Wed Sep 10 07:53:24 PDT 2025

================
@@ -150,7 +184,12 @@ class LiveRegOptimizer {
       if (!CVisited.insert(CII).second)
         continue;
 
-      if (CII->getParent() == II->getParent() && !IsLookThru(II))
+      // Allow same-BB non-lookthrough users when the def is a PHI:
+      // loop headers frequently consume the carried value in the header block
+      // (e.g. byte-wise vector binops).

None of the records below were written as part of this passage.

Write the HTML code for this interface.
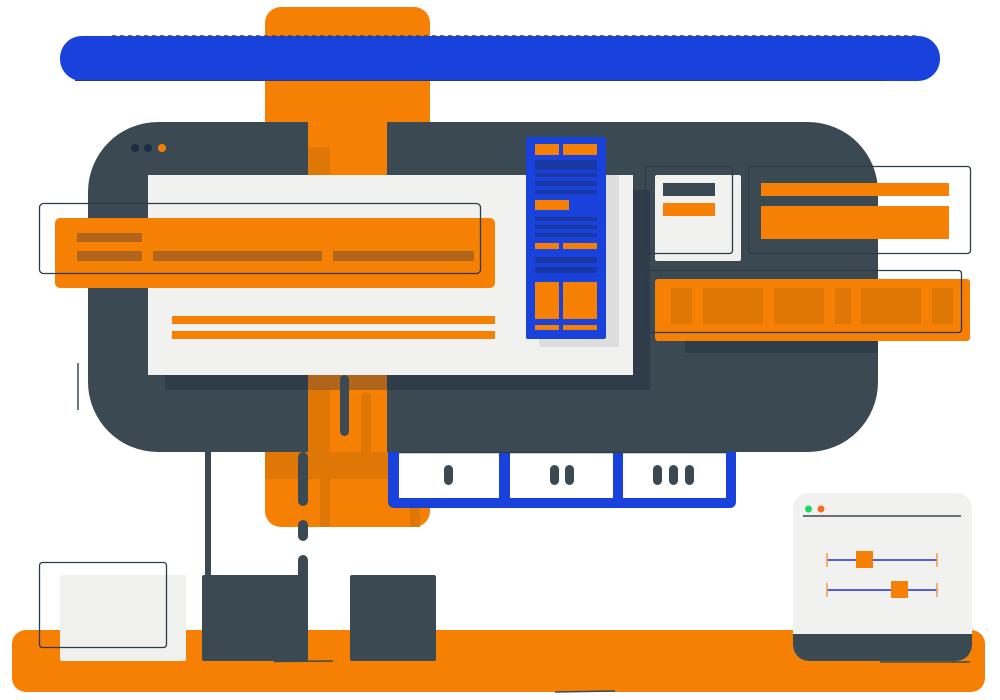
<!DOCTYPE html>
<html><head><meta charset="utf-8"><style>html,body{margin:0;padding:0;background:#fff;width:1000px;height:700px;overflow:hidden}</style></head>
<body>
<svg width="1000" height="700" viewBox="0 0 1000 700" xmlns="http://www.w3.org/2000/svg">
<rect x="265" y="7" width="165" height="520" rx="16" fill="#f58003"/>
<rect x="60" y="36" width="880" height="45" rx="22" fill="#1941dc"/>
<line x1="112" y1="36" x2="918" y2="36" stroke="#3b4a52" stroke-width="1.5" stroke-dasharray="4 4"/>
<line x1="75" y1="80.5" x2="885" y2="80.5" stroke="#263a7a" stroke-width="1"/>
<path d="M158 122 H308 V452 H158 A70 70 0 0 1 88 382 V192 A70 70 0 0 1 158 122 Z" fill="#3b4a52"/>
<path d="M387 122 H808 A70 70 0 0 1 878 192 V382 A70 70 0 0 1 808 452 H387 Z" fill="#3b4a52"/>
<rect x="308" y="147" width="22" height="28" fill="#de7706"/>
<rect x="165" y="190" width="485" height="200" fill="#2f3d4a"/>
<rect x="308" y="375" width="79" height="15" fill="#b0651a"/>
<rect x="308" y="390" width="22" height="62" fill="#de7706"/>
<rect x="361" y="392" width="10" height="69" rx="5" fill="#de7706"/>
<rect x="148" y="175" width="485" height="200" fill="#f1f1ef"/>
<rect x="340" y="375" width="9" height="61" rx="4.5" fill="#3b4a52"/>
<rect x="172" y="316" width="323" height="8" fill="#f58003"/>
<rect x="172" y="331" width="323" height="8" fill="#f58003"/>
<circle cx="135" cy="148" r="4" fill="#1e2b45"/>
<circle cx="148" cy="148" r="4" fill="#1e2b45"/>
<circle cx="162" cy="148" r="4" fill="#f58003"/>
<rect x="55" y="218" width="440" height="70" rx="5" fill="#f58003"/>
<rect x="77" y="233" width="65" height="9" fill="#b0651a"/>
<rect x="77" y="251" width="65" height="10" fill="#b0651a"/>
<rect x="153" y="251" width="169" height="10" fill="#b0651a"/>
<rect x="333" y="251" width="141" height="10" fill="#b0651a"/>
<rect x="39.5" y="203.5" width="441" height="70" rx="4" fill="none" stroke="#2c3a4b" stroke-width="1.3"/>
<rect x="539" y="175" width="80" height="172" rx="2" fill="#dcdddc"/>
<rect x="526" y="137" width="80" height="202" rx="2" fill="#1941dc"/>
<g fill="#f58003">
<rect x="535" y="144" width="24" height="11"/><rect x="563" y="144" width="34" height="11"/>
<rect x="535" y="200" width="34" height="10"/>
<rect x="535" y="243" width="24" height="6"/><rect x="563" y="243" width="34" height="6"/>
<rect x="535" y="282" width="24" height="37"/><rect x="563" y="282" width="34" height="37"/>
<rect x="535" y="325" width="24" height="5"/><rect x="563" y="325" width="34" height="5"/>
</g>
<g fill="#1a37a6">
<rect x="535" y="160" width="62" height="10"/><rect x="535" y="173" width="62" height="4"/>
<rect x="535" y="181" width="62" height="5"/><rect x="535" y="190" width="62" height="4"/>
<rect x="535" y="217" width="62" height="4"/><rect x="535" y="225" width="62" height="4"/>
<rect x="535" y="233" width="62" height="4"/>
<rect x="535" y="257" width="62" height="6"/><rect x="535" y="267" width="62" height="6"/>
</g>
<rect x="655" y="175" width="86" height="86" rx="2" fill="#f1f1ef"/>
<rect x="663" y="183" width="52" height="13" fill="#3b4a52"/>
<rect x="663" y="203" width="52" height="13" fill="#f58003"/>
<rect x="645.5" y="166.5" width="87" height="87" rx="3" fill="none" stroke="#2c3a4b" stroke-width="1.3"/>
<rect x="761" y="183" width="188" height="13" fill="#f58003"/>
<rect x="761" y="206" width="188" height="33" fill="#f58003"/>
<rect x="748.5" y="166.5" width="222" height="87" rx="3" fill="none" stroke="#2c3a4b" stroke-width="1.3"/>
<rect x="685" y="340" width="193" height="13" fill="#2f3d4a"/>
<rect x="655" y="279" width="315" height="62" rx="3" fill="#f58003"/>
<g fill="#de7706">
<rect x="671" y="288" width="21" height="36"/><rect x="703" y="288" width="60" height="36"/>
<rect x="774" y="288" width="50" height="36"/><rect x="835" y="288" width="16" height="36"/>
<rect x="861" y="288" width="60" height="36"/><rect x="932" y="288" width="21" height="36"/>
</g>
<rect x="646.5" y="270.5" width="315" height="62" rx="3" fill="none" stroke="#2c3a4b" stroke-width="1.3"/>
<rect x="265" y="452" width="165" height="27" fill="#de7706"/>
<rect x="320" y="452" width="10" height="75" fill="#de7706"/>
<rect x="410" y="479" width="10" height="48" fill="#de7706"/>
<path d="M388 452 H736 V502 A6 6 0 0 1 730 508 H394 A6 6 0 0 1 388 502 Z" fill="#1941dc"/>
<rect x="399" y="452" width="100" height="46" fill="#fff"/>
<rect x="510" y="452" width="103" height="46" fill="#fff"/>
<rect x="623" y="452" width="103" height="46" fill="#fff"/>
<line x1="399" y1="452.5" x2="726" y2="452.5" stroke="#2f3d4a" stroke-width="1.5"/>
<g fill="#3b4a52">
<rect x="444" y="465" width="9" height="20" rx="4.5"/>
<rect x="550" y="465" width="9" height="20" rx="4.5"/><rect x="565" y="465" width="9" height="20" rx="4.5"/>
<rect x="653" y="465" width="9" height="20" rx="4.5"/><rect x="669" y="465" width="9" height="20" rx="4.5"/><rect x="685" y="465" width="9" height="20" rx="4.5"/>
</g>
<rect x="205" y="452" width="6" height="125" fill="#3b4a52"/>
<rect x="298" y="452" width="10" height="54" rx="5" fill="#3b4a52"/>
<rect x="298" y="520" width="10" height="21" rx="5" fill="#3b4a52"/>
<rect x="298" y="555" width="10" height="30" rx="5" fill="#3b4a52"/>
<rect x="12" y="630" width="973" height="62" rx="14" fill="#f58003"/>
<line x1="555" y1="692" x2="615" y2="691" stroke="#3b4a52" stroke-width="1.5"/>
<rect x="60" y="575" width="126" height="86" rx="2" fill="#f0f0ee"/>
<rect x="39.5" y="562.5" width="127" height="85" rx="3" fill="none" stroke="#2c3a4b" stroke-width="1.3"/>
<rect x="202" y="575" width="106" height="86" rx="2" fill="#3b4a52"/>
<rect x="350" y="575" width="86" height="86" rx="2" fill="#3b4a52"/>
<line x1="274" y1="661.5" x2="333" y2="661" stroke="#3b4a52" stroke-width="1.5"/>
<rect x="793" y="493" width="179" height="168" rx="16" fill="#f1f1f0"/>
<path d="M793 634 H972 V645 A16 16 0 0 1 956 661 H809 A16 16 0 0 1 793 645 Z" fill="#3b4a52"/>
<line x1="880" y1="662" x2="970" y2="662" stroke="#3b4a52" stroke-width="1.5"/>
<circle cx="808.5" cy="509" r="3.5" fill="#1ed760"/>
<circle cx="821" cy="509" r="3.5" fill="#f76b1c"/>
<line x1="803" y1="516" x2="961" y2="516" stroke="#3b4a52" stroke-width="1.5"/>
<line x1="827" y1="560" x2="937" y2="560" stroke="#1c2ee0" stroke-width="1.5"/>
<line x1="827" y1="590" x2="937" y2="590" stroke="#1c2ee0" stroke-width="1.5"/>
<g stroke="#f59a4a" stroke-width="1.5">
<line x1="827" y1="553" x2="827" y2="567"/><line x1="937" y1="553" x2="937" y2="567"/>
<line x1="827" y1="583" x2="827" y2="597"/><line x1="937" y1="583" x2="937" y2="597"/>
</g>
<rect x="856" y="551" width="17" height="17" fill="#f58003"/>
<rect x="891" y="581" width="17" height="17" fill="#f58003"/>
<line x1="78" y1="363" x2="78" y2="410" stroke="#3b4a52" stroke-width="1.5"/>
</svg>
</body></html>
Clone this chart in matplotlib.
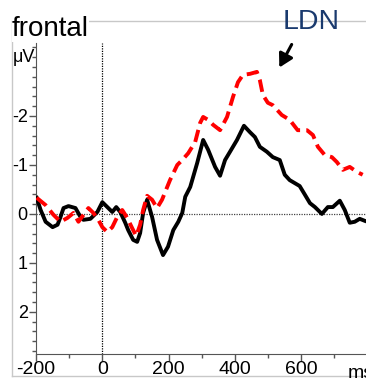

We *do* want to coerce across the
+      // backedge in that common case to enable packed i32 + SDWA lowering.
+      if (CII->getParent() == II->getParent() && !IsLookThru(CII) &&
+          !isa<PHINode>(II))
----------------
michaelselehov wrote:

You’re right—there are two separate changes:

- The II → CII fix is a correctness bug: we must examine the user when pruning same-BB paths, otherwise the walk can terminate prematurely.
- The PHI exception is a small policy tweak: loop headers commonly consume the carried value in the header block via non-lookthrough ops (e.g., byte-wise vector binops). Without allowing that same-BB non-lookthrough use for PHI, the walk never reaches the profitable sink—even with a better cost model—so the regression remains.

https://github.com/llvm/llvm-project/pull/155800